De una distorsión a otra
El mundo se ha vuelto, gracias al coronavirus, un texto ilegible, lleno de tachaduras, borrones, correcciones
Han pasado ya más de 100 días desde que una minúscula criatura, viniera de donde viniera, dio el salto para colarse en los cuerpos de los humanos. Desde entonces han sido tantas las transformaciones que ha provocado su actividad letal que el mundo tal como lo conocíamos resulta ya extraño. El coronavirus ha destrozado buena parte de los marcos de referencia con los que se operaba para entender la marcha de las cosas. Ya no puede decirse que la realidad sea la misma si antes eran las multitudes las que marcaban el paso y ahora la indicación a la que resulta obligado plegarse es la de no juntarse demasiado, mantener las distancias, evitar el barullo, la proximidad, el mogollón, la mezcla. Así que desde hace ya unas semanas es importante contar con que la distorsión es la que marca las pautas a la hora de entender y tratar y padecer cuanto está ocurriendo. El mundo se ha vuelto un texto ilegible, lleno de tachaduras, borrones, correcciones. Un texto al que incluso le han caído unas cuantas manchas, con lo que hay algunos pasajes que resultan totalmente oscuros.
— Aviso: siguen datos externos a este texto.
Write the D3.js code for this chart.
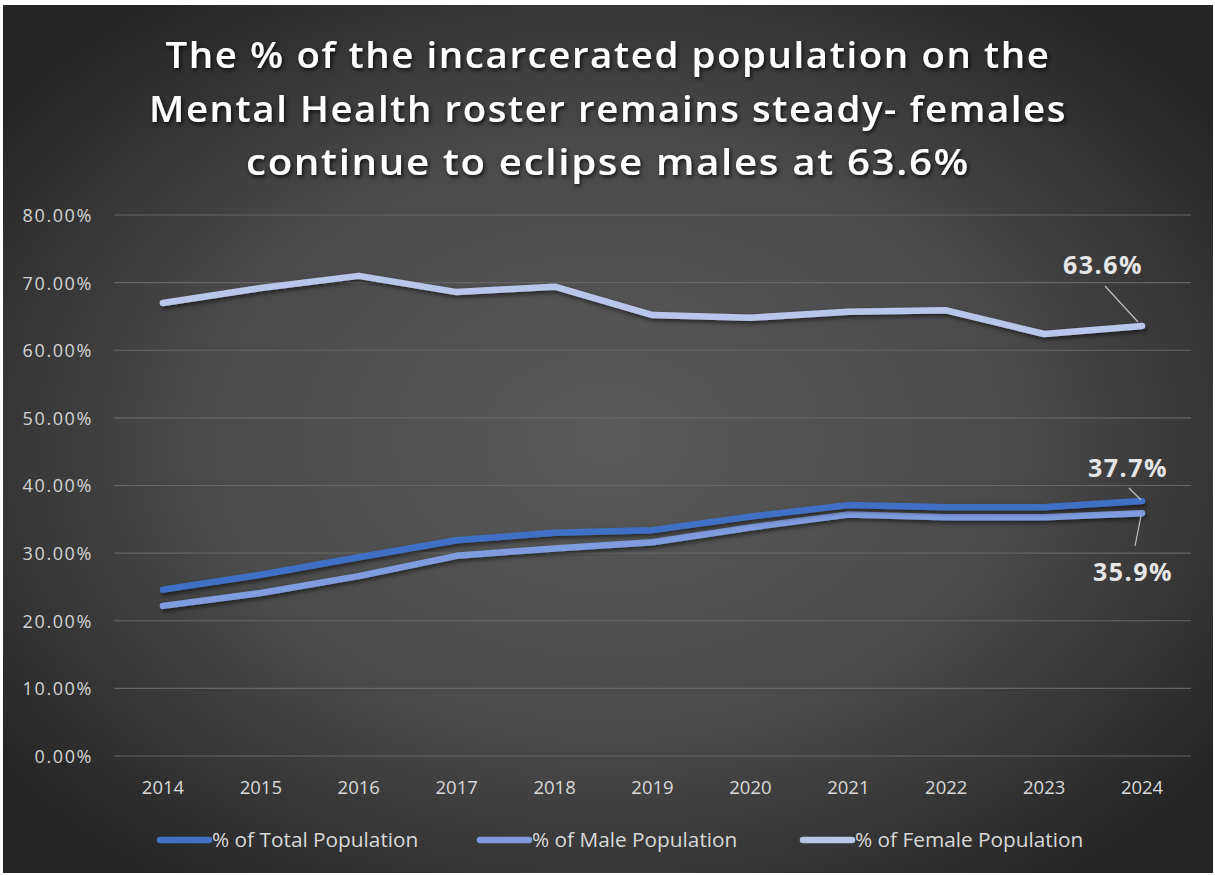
<!DOCTYPE html>
<html>
<head>
<meta charset="utf-8">
<script src="https://cdn.jsdelivr.net/npm/d3@7/dist/d3.min.js"></script>
<style>
  html, body { margin: 0; padding: 0; background: #ffffff; }
  svg { display: block; }
</style>
</head>
<body>
<svg id="chart" width="1215" height="875"></svg>
<script>
// ---- data ----
const years = ["2014","2015","2016","2017","2018","2019","2020","2021","2022","2023","2024"];
const totalPct  = [24.6, 26.8, 29.4, 31.9, 33.0, 33.4, 35.4, 37.1, 36.8, 36.8, 37.7];
const malePct   = [22.2, 24.1, 26.6, 29.6, 30.7, 31.6, 33.8, 35.7, 35.3, 35.3, 35.9];
const femalePct = [67.0, 69.2, 71.0, 68.6, 69.4, 65.2, 64.8, 65.7, 65.9, 62.4, 63.6];
const seriesNames = ["% of Total Population", "% of Male Population", "% of Female Population"];
const yTicks = [0, 10, 20, 30, 40, 50, 60, 70, 80];
const titleLines = [
  "The % of the incarcerated population on the",
  "Mental Health roster remains steady- females",
  "continue to eclipse males at 63.6%"
];
const endLabels = ["37.7%", "35.9%", "63.6%"];

// ---- setup ----
const svg = d3.select("#chart");
const W = 1215, H = 875;
const colors = ["#4170C6", "#7F9CDF", "#B9C6EB"];

const defs = svg.append("defs");
const rg = defs.append("radialGradient").attr("id", "bg")
  .attr("cx", "50%").attr("cy", "50%").attr("r", "62%");
rg.append("stop").attr("offset", "0%").attr("stop-color", "#5a5a5a");
rg.append("stop").attr("offset", "55%").attr("stop-color", "#4a4a4a");
rg.append("stop").attr("offset", "100%").attr("stop-color", "#262626");

const sh = defs.append("filter").attr("id", "shadow")
  .attr("x", "-5%").attr("y", "-20%").attr("width", "110%").attr("height", "160%");
sh.append("feDropShadow").attr("dx", 1.5).attr("dy", 2.5).attr("stdDeviation", 2)
  .attr("flood-color", "#000").attr("flood-opacity", 0.55);

const tsh = defs.append("filter").attr("id", "tshadow")
  .attr("x", "-5%").attr("y", "-30%").attr("width", "110%").attr("height", "160%");
tsh.append("feDropShadow").attr("dx", 1.5).attr("dy", 2).attr("stdDeviation", 2)
  .attr("flood-color", "#000").attr("flood-opacity", 0.8);

// background panel (thin white frame around like the source image)
svg.append("rect").attr("x", 3).attr("y", 5).attr("width", W - 5).attr("height", H - 7)
  .attr("fill", "url(#bg)");

// ---- scales ----
const x = d3.scaleBand().domain(years).range([114, 1191]).padding(0);
const cx = d => x(d) + x.bandwidth() / 2;
const y = d3.scaleLinear().domain([0, 80]).range([756, 215]);

// gridlines
svg.append("g").selectAll("line").data(yTicks).join("line")
  .attr("x1", 114).attr("x2", 1191)
  .attr("y1", d => y(d)).attr("y2", d => y(d))
  .attr("stroke", "#666666").attr("stroke-width", 1.2);

// y axis labels
const fs = "'Open Sans', sans-serif";
const yAxis = d3.axisLeft(y).tickValues(yTicks).tickSize(0).tickPadding(0)
  .tickFormat(d => d3.format(".2f")(d) + "%");
const gy = svg.append("g").attr("transform", "translate(93,0)").call(yAxis);
gy.select(".domain").remove();
gy.selectAll("text").attr("fill", "#d4d4d4")
  .style("font-family", fs).style("font-size", "18px")
  .style("letter-spacing", "1.6px").attr("dy", "0.36em");

// x axis labels
const xAxis = d3.axisBottom(x).tickSize(0).tickPadding(0);
const gx = svg.append("g").attr("transform", "translate(0,779)").call(xAxis);
gx.select(".domain").remove();
gx.selectAll("text").attr("fill", "#d9d9d9")
  .style("font-family", fs).style("font-size", "18.5px")
  .attr("dy", "0.35em").attr("y", 9);

// ---- lines ----
const seriesData = [totalPct, malePct, femalePct];
const line = d3.line().x((d, i) => cx(years[i])).y(d => y(d));
const order = [2, 1, 0];
svg.append("g").selectAll("path").data(order).join("path")
  .attr("d", k => line(seriesData[k]))
  .attr("fill", "none")
  .attr("stroke", k => colors[k])
  .attr("stroke-width", 6.5)
  .attr("stroke-linecap", "round")
  .attr("stroke-linejoin", "round")
  .attr("filter", "url(#shadow)");

// ---- end data labels with leader lines ----
const lblSpecs = [
  { k: 0, tx: 1128, ty: 467, l: [[1129, 488], [1141, 500]] },
  { k: 1, tx: 1133, ty: 571, l: [[1141, 516], [1135, 546]] },
  { k: 2, tx: 1103, ty: 264, l: [[1105, 286], [1138, 322]] }
];
lblSpecs.forEach(s => {
  svg.append("line")
    .attr("x1", s.l[0][0]).attr("y1", s.l[0][1])
    .attr("x2", s.l[1][0]).attr("y2", s.l[1][1])
    .attr("stroke", "#bfbfbf").attr("stroke-width", 1.2);
  svg.append("text").attr("x", s.tx).attr("y", s.ty)
    .attr("text-anchor", "middle").attr("dominant-baseline", "central")
    .attr("fill", "#e6e6e6")
    .style("font-family", fs).style("font-weight", "700").style("font-size", "25px")
    .style("letter-spacing", "1.5px")
    .text(endLabels[s.k]);
});

// ---- title ----
const tl = [885, 918, 724];
const tb = [68, 122, 175];
svg.append("g").attr("filter", "url(#tshadow)").selectAll("text").data(titleLines).join("text")
  .attr("x", (d, i) => 608 - tl[i] / 2).attr("y", (d, i) => tb[i])
  .attr("textLength", (d, i) => tl[i]).attr("lengthAdjust", "spacingAndGlyphs")
  .attr("fill", "#ffffff")
  .style("font-family", fs).style("font-weight", "600").style("font-size", "36px")
  .style("letter-spacing", "1.5px")
  .text(d => d);

// ---- legend ----
const legX = [157, 477, 800];
const lg = svg.append("g").selectAll("g").data([0, 1, 2]).join("g")
  .attr("transform", k => `translate(${legX[k]},840)`);
lg.append("line").attr("x1", 3).attr("x2", 52).attr("y1", 0).attr("y2", 0)
  .attr("stroke", k => colors[k]).attr("stroke-width", 6.5).attr("stroke-linecap", "round");
lg.append("text").attr("x", 55).attr("y", 0).attr("dy", "0.35em")
  .attr("fill", "#d9d9d9")
  .style("font-family", fs).style("font-size", "20.8px")
  .text(k => seriesNames[k]);
</script>
</body>
</html>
Desde el principio, los políticos señalaron a los científicos para transmitir la idea de que se habían puesto en sus manos y seguían sus recomendaciones para gobernar en medio de una tormenta que venía de nuevas. Es sorprendente, a estas alturas, comprobar lo mucho que se equivocaron los expertos. Pero eso no quiere decir que obraran de manera irresponsable o que no utilizaran bien sus herramientas y procedimientos para calcular y valorar las repercusiones de la actividad del recién llegado. Ni siquiera se les puede culpar de haberse dormido en los laureles cuando ya se les había advertido de que llegarían patógenos de ademanes poco ortodoxos a estropear la plácida vida de las sociedades de consumo. ¿Cómo iban a conocer las maneras de ese virus que ni siquiera se había manifestado? Hay quienes le exigen a la ciencia respuestas que no puede dar. Sus conocimientos operan sobre un universo que tiene unas características concretas. Y lo que el bicho hizo fue darle a ese universo un empujoncito, y una ficha empujó a la siguiente y esta a la que venía después, y así: al rato, las certezas estaban desparramadas y confundidas y no era fácil dar con la salida adecuada.
Cuando se tuvo localizado al coronavirus en Wuhan, en China, y se procuró cercarlo para tenerlo quieto y controlado, resulta que ya estaba sembrando dolor en otros rincones del globo. Aunque la ciencia tardó un poco, pronto supo que aquello era peligroso. Apareció entonces, como en los cuentos, un viejo sabio —Zhong Nanshan, de 83 años, el héroe del SARS— para sugerir una antigua medicina: la cuarentena. Probablemente en ese momento no contaba con que la receta iba a aplicarse en el mundo entero. Y un mundo parado y vacío ya nada tiene que ver con ese mundo frenético de ayer, donde las gentes circulaban de un lado a otro y donde las aglomeraciones formaban parte habitual del paisaje.
Durante el confinamiento, el trato con las cosas ha estado lastrado por la distorsión de entender y gobernar una situación anómala con las herramientas conocidas. Ahora que se rompe el aislamiento habrá otra distorsión: esa realidad a la que se regresa ya no es la que se dejó hace un tiempo. En un contexto con tan pocas agarraderas, nada provoca tanto espanto como esos petulantes que creen tener las claves de un universo que desconocen.